Born in 1987 in the small village of Lully, near Lausanne in Switzerland, Charrière was always interested in “trying to escape”. It was that itch to travel that took him first to Berlin to study art at the University of the Arts (UDK), and then, as he developed as an artist, to some of the most remote places in the world: the Marshall Islands, decommissioned nuclear testing facilities in Kazakhstan, deep below the ground in the salt mines of Bolivia.


That same itch has become his “artistic strategy”; a way for him to explore his varied interests and obsessions that take shape from the “mesh” of information surrounding him. It is also a way for Charrière to “escape the digitalisation” that preoccupies much of his generation and reconnect with the world in a more concrete way.

“Today we are able to be everywhere at the same time, but being everywhere at the same time means to be nowhere somehow,” he says. “I go back to the landscape to re-experience my surroundings through my body, to recreate this bridge between my feet, my brain, and the surroundings.” Charrière favours remote places for his explorations because they lend themselves more naturally to fantasy. “For me, remote places – or places that are complicated to reach – have this kind of imaginary space which is inherent to them, they have something very uncanny, a strange aura, something fascinating, phantasmagorical.”

Charrière treats travel as a sort of “fieldwork”, where he observes, reflects, and brings something back – be it an artwork or further inspiration. He has just returned to Berlin after a month working on his latest piece in Bikini Atoll. It signals the start of a rare period of stillness for the artist, who is travelling more than he is home. Even now, sitting in front of his computer in one corner of the vast shared studio he occupies with five fellow artists, his mind continues to wander the globe as he discusses his inspirations, projects, and relationship with his surroundings.

His work is focused on exploring landscapes and how man, time, industrialisation, and the natural world interact. “I think that today it is common knowledge that there is nothing natural any more, culture has taken over,” he explains, “but it is very interesting to question the concept of nature we inherited from the romantic era, to try to understand what is ‘natural’ today, what our interaction is with the world, and what the world gives back to us.”

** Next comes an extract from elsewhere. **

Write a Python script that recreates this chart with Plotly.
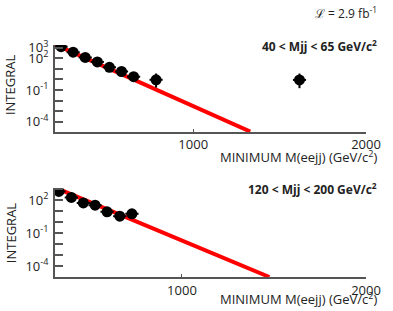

This complex relationship is clearly seen in many of his works: ‘Future Fossils’ is an expansive installation of salt blocks and pools of saline from Argentine lithium deposits which explores the tension between a very modern product, lithium, and the ancient material, salt. ‘Polygon’ is a series of otherworldly images taken at the Semipalatinsk nuclear test site in Kazakhstan, scratched and punctuated by spectral bursts created by the radioactive dust Charrière rubbed across the undeveloped negatives. The work depicts both the beginning of the nuclear age and a vision of how it could end; an eerie and provocative image of desolation.

It will also be visible in the large-scale installation he is creating for this year’s Venice Biennale, which draws on elements of ‘Future Fossils’. At the invitation of the curator and director of the 57th International Art Exhibition, Christine Macel, Charrière is creating a “surrounding or topography” that the viewer will have to walk through and interact with before reaching the next space. As with all his installations, the interaction between the work, the viewer, and the space is a further exploration of our relationship with the world around us, an invitation to experience something and build a connection through our feet, our eyes, and our hands.

For many, though, Charrière’s installation in Venice will be seen online before it is experienced in person – if they experience it in person at all. “Information is shared live, even quicker than reality allows us to perceive; you see the show on Instagram before you actually go through the door of the museum, and that is something remarkable,” says Charrière. Even though he goes to considerable lengths to escape digitalisation, there are elements of the online world that resonate with his hope that he can share his experiences with others. For him, sharing experiences is “a primordial mechanism of human beings” and while Charrière’s works are intended to help us share experiences and interact with our surroundings, with each other, and with his art in person, sharing online may be the inevitable digital incarnation of this mechanism.